Skip any picture you find and retype all the remaining lines exactly.

------------------------------

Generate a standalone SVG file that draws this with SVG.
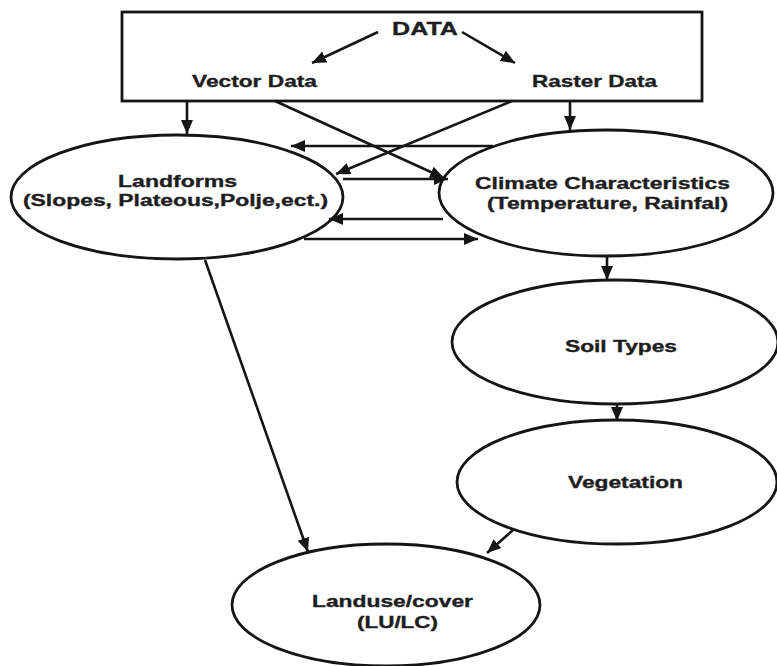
<svg xmlns="http://www.w3.org/2000/svg" width="777" height="666" viewBox="0 0 777 666">
<style>
.shape{fill:#fff;stroke:#151515;stroke-width:2.8}
.edge{fill:none;stroke:#151515;stroke-width:2.6}
text{font-family:"Liberation Sans",Arial,sans-serif;font-weight:bold;fill:#1e1e1e;stroke:#1e1e1e;stroke-width:0.35}
.t16{font-size:16px}
.t17{font-size:17px}
.t18{font-size:18.5px}
</style>
<defs>
<marker id="ah" markerUnits="userSpaceOnUse" markerWidth="16" markerHeight="14" refX="14" refY="6" orient="auto">
<path d="M0,0 L14,6 L0,12 z" fill="#151515"/>
</marker>
</defs>
<rect width="777" height="666" fill="#fff"/>
<g id="data-box">
<rect class="shape" x="122" y="12" width="580" height="89"/>
<text class="t18" x="392" y="35" textLength="66" lengthAdjust="spacingAndGlyphs">DATA</text>
<text class="t17" x="192" y="87" textLength="125" lengthAdjust="spacingAndGlyphs">Vector Data</text>
<text class="t17" x="532" y="87" textLength="125" lengthAdjust="spacingAndGlyphs">Raster Data</text>
</g>
<g id="landforms">
<ellipse class="shape" cx="177" cy="197" rx="166" ry="62"/>
<text class="t16" x="118" y="187" textLength="119" lengthAdjust="spacingAndGlyphs">Landforms</text>
<text class="t16" x="23" y="206" textLength="305" lengthAdjust="spacingAndGlyphs">(Slopes, Plateous,Polje,ect.)</text>
</g>
<g id="climate">
<ellipse class="shape" cx="606" cy="193" rx="167" ry="63"/>
<text class="t16" x="475" y="189" textLength="255" lengthAdjust="spacingAndGlyphs">Climate Characteristics</text>
<text class="t16" x="487" y="209" textLength="241" lengthAdjust="spacingAndGlyphs">(Temperature, Rainfal)</text>
</g>
<g id="soil">
<ellipse class="shape" cx="615" cy="342" rx="163" ry="62"/>
<text class="t16" x="565" y="352" textLength="112" lengthAdjust="spacingAndGlyphs">Soil Types</text>
</g>
<g id="vegetation">
<ellipse class="shape" cx="617" cy="482" rx="160" ry="62"/>
<text class="t16" x="568" y="488" textLength="115" lengthAdjust="spacingAndGlyphs">Vegetation</text>
</g>
<g id="landuse">
<ellipse class="shape" cx="386" cy="605" rx="154" ry="61"/>
<text class="t16" x="312" y="607" textLength="161" lengthAdjust="spacingAndGlyphs">Landuse/cover</text>
<text class="t16" x="357" y="628" textLength="81" lengthAdjust="spacingAndGlyphs">(LU/LC)</text>
</g>
<g id="connectors">
<line class="edge" x1="378" y1="32" x2="312" y2="63" marker-end="url(#ah)"/>
<line class="edge" x1="462" y1="32" x2="515" y2="63" marker-end="url(#ah)"/>
<line class="edge" x1="187" y1="101" x2="187" y2="134" marker-end="url(#ah)"/>
<line class="edge" x1="570" y1="101" x2="570" y2="130" marker-end="url(#ah)"/>
<line class="edge" x1="275" y1="101" x2="444" y2="178" marker-end="url(#ah)"/>
<line class="edge" x1="512" y1="101" x2="336" y2="174" marker-end="url(#ah)"/>
<line class="edge" x1="493" y1="146" x2="291" y2="146" marker-end="url(#ah)"/>
<line class="edge" x1="343" y1="179" x2="448" y2="179" marker-end="url(#ah)"/>
<line class="edge" x1="443" y1="219" x2="329" y2="219" marker-end="url(#ah)"/>
<line class="edge" x1="304" y1="239" x2="478" y2="239" marker-end="url(#ah)"/>
<line class="edge" x1="607" y1="256" x2="607" y2="280" marker-end="url(#ah)"/>
<line class="edge" x1="617" y1="404" x2="617" y2="421" marker-end="url(#ah)"/>
<line class="edge" x1="205" y1="260" x2="308" y2="552" marker-end="url(#ah)"/>
<line class="edge" x1="513" y1="530" x2="487" y2="553" marker-end="url(#ah)"/>
</g>
</svg>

------------------------------

Written response:
Generate a standalone SVG file that draws this with SVG.
<svg xmlns="http://www.w3.org/2000/svg" width="777" height="666" viewBox="0 0 777 666">
<style>
.shape{fill:#fff;stroke:#151515;stroke-width:2.8}
.edge{fill:none;stroke:#151515;stroke-width:2.6}
text{font-family:"Liberation Sans",Arial,sans-serif;font-weight:bold;fill:#1e1e1e;stroke:#1e1e1e;stroke-width:0.35}
.t16{font-size:16px}
.t17{font-size:17px}
.t18{font-size:18.5px}
</style>
<defs>
<marker id="ah" markerUnits="userSpaceOnUse" markerWidth="16" markerHeight="14" refX="14" refY="6" orient="auto">
<path d="M0,0 L14,6 L0,12 z" fill="#151515"/>
</marker>
</defs>
<rect width="777" height="666" fill="#fff"/>
<g id="data-box">
<rect class="shape" x="122" y="12" width="580" height="89"/>
<text class="t18" x="392" y="35" textLength="66" lengthAdjust="spacingAndGlyphs">DATA</text>
<text class="t17" x="192" y="87" textLength="125" lengthAdjust="spacingAndGlyphs">Vector Data</text>
<text class="t17" x="532" y="87" textLength="125" lengthAdjust="spacingAndGlyphs">Raster Data</text>
</g>
<g id="landforms">
<ellipse class="shape" cx="177" cy="197" rx="166" ry="62"/>
<text class="t16" x="118" y="187" textLength="119" lengthAdjust="spacingAndGlyphs">Landforms</text>
<text class="t16" x="23" y="206" textLength="305" lengthAdjust="spacingAndGlyphs">(Slopes, Plateous,Polje,ect.)</text>
</g>
<g id="climate">
<ellipse class="shape" cx="606" cy="193" rx="167" ry="63"/>
<text class="t16" x="475" y="189" textLength="255" lengthAdjust="spacingAndGlyphs">Climate Characteristics</text>
<text class="t16" x="487" y="209" textLength="241" lengthAdjust="spacingAndGlyphs">(Temperature, Rainfal)</text>
</g>
<g id="soil">
<ellipse class="shape" cx="615" cy="342" rx="163" ry="62"/>
<text class="t16" x="565" y="352" textLength="112" lengthAdjust="spacingAndGlyphs">Soil Types</text>
</g>
<g id="vegetation">
<ellipse class="shape" cx="617" cy="482" rx="160" ry="62"/>
<text class="t16" x="568" y="488" textLength="115" lengthAdjust="spacingAndGlyphs">Vegetation</text>
</g>
<g id="landuse">
<ellipse class="shape" cx="386" cy="605" rx="154" ry="61"/>
<text class="t16" x="312" y="607" textLength="161" lengthAdjust="spacingAndGlyphs">Landuse/cover</text>
<text class="t16" x="357" y="628" textLength="81" lengthAdjust="spacingAndGlyphs">(LU/LC)</text>
</g>
<g id="connectors">
<line class="edge" x1="378" y1="32" x2="312" y2="63" marker-end="url(#ah)"/>
<line class="edge" x1="462" y1="32" x2="515" y2="63" marker-end="url(#ah)"/>
<line class="edge" x1="187" y1="101" x2="187" y2="134" marker-end="url(#ah)"/>
<line class="edge" x1="570" y1="101" x2="570" y2="130" marker-end="url(#ah)"/>
<line class="edge" x1="275" y1="101" x2="444" y2="178" marker-end="url(#ah)"/>
<line class="edge" x1="512" y1="101" x2="336" y2="174" marker-end="url(#ah)"/>
<line class="edge" x1="493" y1="146" x2="291" y2="146" marker-end="url(#ah)"/>
<line class="edge" x1="343" y1="179" x2="448" y2="179" marker-end="url(#ah)"/>
<line class="edge" x1="443" y1="219" x2="329" y2="219" marker-end="url(#ah)"/>
<line class="edge" x1="304" y1="239" x2="478" y2="239" marker-end="url(#ah)"/>
<line class="edge" x1="607" y1="256" x2="607" y2="280" marker-end="url(#ah)"/>
<line class="edge" x1="617" y1="404" x2="617" y2="421" marker-end="url(#ah)"/>
<line class="edge" x1="205" y1="260" x2="308" y2="552" marker-end="url(#ah)"/>
<line class="edge" x1="513" y1="530" x2="487" y2="553" marker-end="url(#ah)"/>
</g>
</svg>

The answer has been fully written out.